September brought me to my knees and forced me to pray.
What I’ve realized is that there exists a certain breed of pain that demands you do nothing but experience it raw — like there just comes a point where an experience simply cannot be buffered.
It’s cute of us to think it can be.
More distractions, more novelty, more anything to make you forget, until you realize this one is different and you can’t
Can’t run, can’t shield yourself, can’t entertain yourself, can’t distract yourself, can’t delude yourself.
So in the most harrowing moments, you commit yourself instead to staying put, suspended and present, feeling like you’re being boiled alive — and it’s right there that you encounter truth and tenderness.
We talk about the present moment like it’s this thing that will elevate us above the stories and thus our pain — but really it’s a portal into it.
My loneliness, despair, fear, anger, jealousy, pain — when I’ve just sat there and let it beat me to a pulp, what remains is tender and sweet.
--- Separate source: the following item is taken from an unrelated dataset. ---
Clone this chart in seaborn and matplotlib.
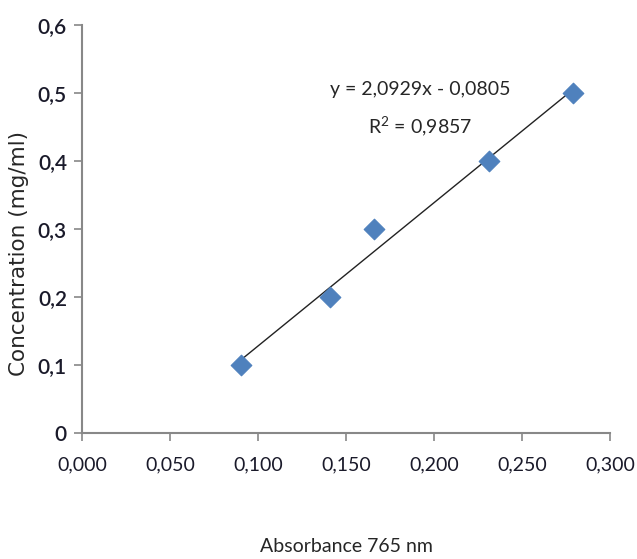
import matplotlib
matplotlib.use("Agg")
import matplotlib.pyplot as plt
import seaborn as sns
import numpy as np
import pandas as pd

absorbance = [0.090, 0.141, 0.166, 0.231, 0.279]
concentration = [0.1, 0.2, 0.3, 0.4, 0.5]
x_ticks = [0.0, 0.05, 0.10, 0.15, 0.20, 0.25, 0.30]
x_tick_labels = ["0,000", "0,050", "0,100", "0,150", "0,200", "0,250", "0,300"]
y_ticks = [0, 0.1, 0.2, 0.3, 0.4, 0.5, 0.6]
y_tick_labels = ["0", "0,1", "0,2", "0,3", "0,4", "0,5", "0,6"]
equation = "y = 2,0929x - 0,0805"
r2_text = "R$^{2}$ = 0,9857"

df = pd.DataFrame({"abs": absorbance, "conc": concentration})

sns.set_style("white")
narrow = ["Lato", "DejaVu Sans"]
plt.rcParams["mathtext.fontset"] = "custom"
plt.rcParams["mathtext.rm"] = "Lato"

fig = plt.figure(figsize=(6.37, 5.59), dpi=100)
ax = fig.add_axes([0.129, 0.225, 0.829, 0.730])

sns.regplot(data=df, x="abs", y="conc", ci=None, scatter=False, ax=ax,
            line_kws=dict(color="#222222", lw=1.0))
sns.scatterplot(data=df, x="abs", y="conc", marker="D", s=110, color="#4F81BD",
                edgecolor="#4F81BD", ax=ax, zorder=3)

ax.set_xlim(0, 0.3)
ax.set_ylim(0, 0.6)
ax.set_xticks(x_ticks)
ax.set_xticklabels(x_tick_labels, fontfamily=narrow, fontsize=14)
ax.set_yticks(y_ticks)
ax.set_yticklabels(y_tick_labels, fontfamily=narrow, fontsize=15, fontweight="semibold")
ax.tick_params(axis="both", direction="out", length=6, color="#888888", width=1.2,
               labelcolor="#1a1a2a", bottom=True, left=True)
ax.tick_params(axis="x", pad=11)
ax.tick_params(axis="y", pad=5)
for s in ["top", "right"]:
    ax.spines[s].set_visible(False)
for s in ["left", "bottom"]:
    ax.spines[s].set_color("#888888")
    ax.spines[s].set_linewidth(1.5)

ax.set_xlabel("Absorbance 765 nm", fontfamily=narrow, fontsize=14, labelpad=46)
ax.set_ylabel("Concentration (mg/ml)", fontfamily="DejaVu Sans", fontsize=15.5)
ax.yaxis.set_label_coords(-0.1, 0.44)

ax.text(0.192, 0.505, equation, fontfamily=narrow, fontsize=14, ha="center", va="center")
ax.text(0.192, 0.451, r2_text, fontfamily=narrow, fontsize=14, ha="center", va="center")

fig.savefig("out.png", dpi=100)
What I ultimately get is a good honest look at my heart.
I’ve put a lot of effort into remaining constantly busy and stimulated by something or someone or someplace so that my heart would never get to take the stage and be witnessed.
September was different. I did a whole lot of nothing but sitting with it — existing on what felt like the edge of my own destruction — and in doing so, learned to finally just witness my pain with compassion instead of trying to fix it.
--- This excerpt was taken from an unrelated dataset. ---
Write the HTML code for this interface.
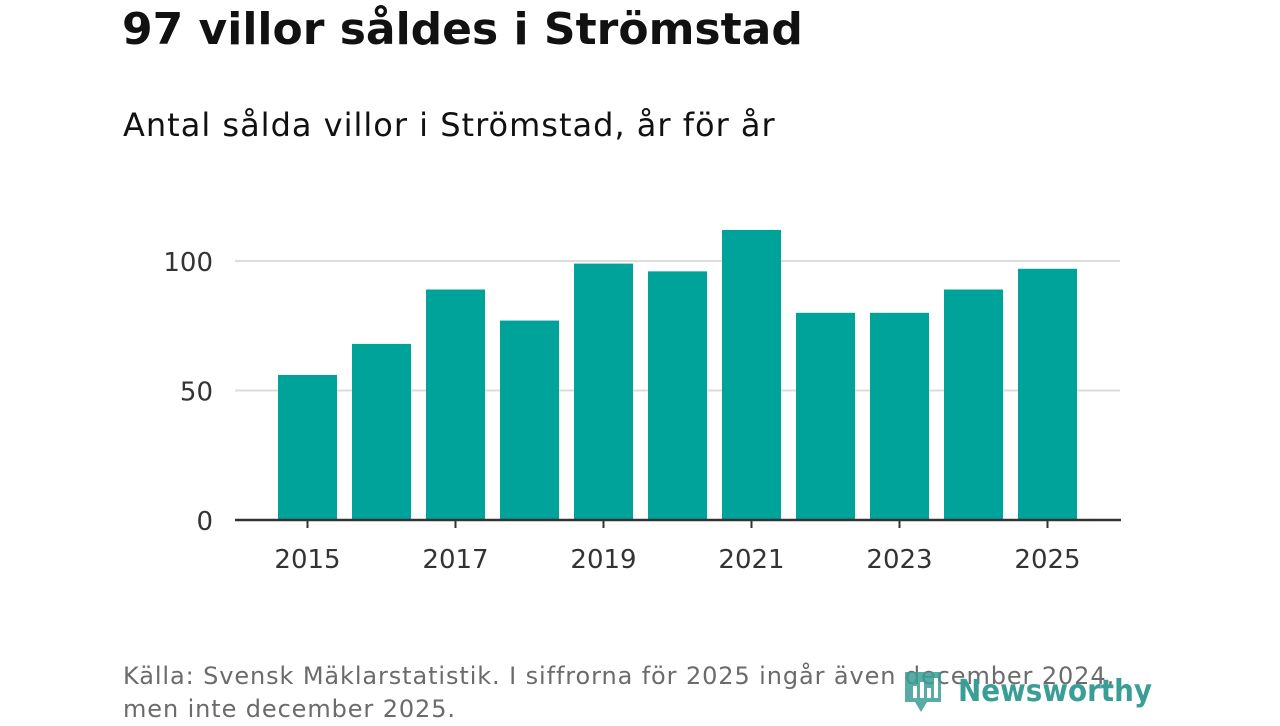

Turns out, I can be with what’s happening and not dissociate — but it’s a matter of how honest and brave I really want to be.
There is truth in every ordinary moment. The deepest work you’ll ever do on yourself would probably not make for a good social media share. The work is at home on your living room couch, in relation to ourselves and the people who know us and love us enough to hold us accountable. The work is in your car on your lunch break, letting it wash over you.
But again, it’s a matter of how brave and honest you’re willing to be.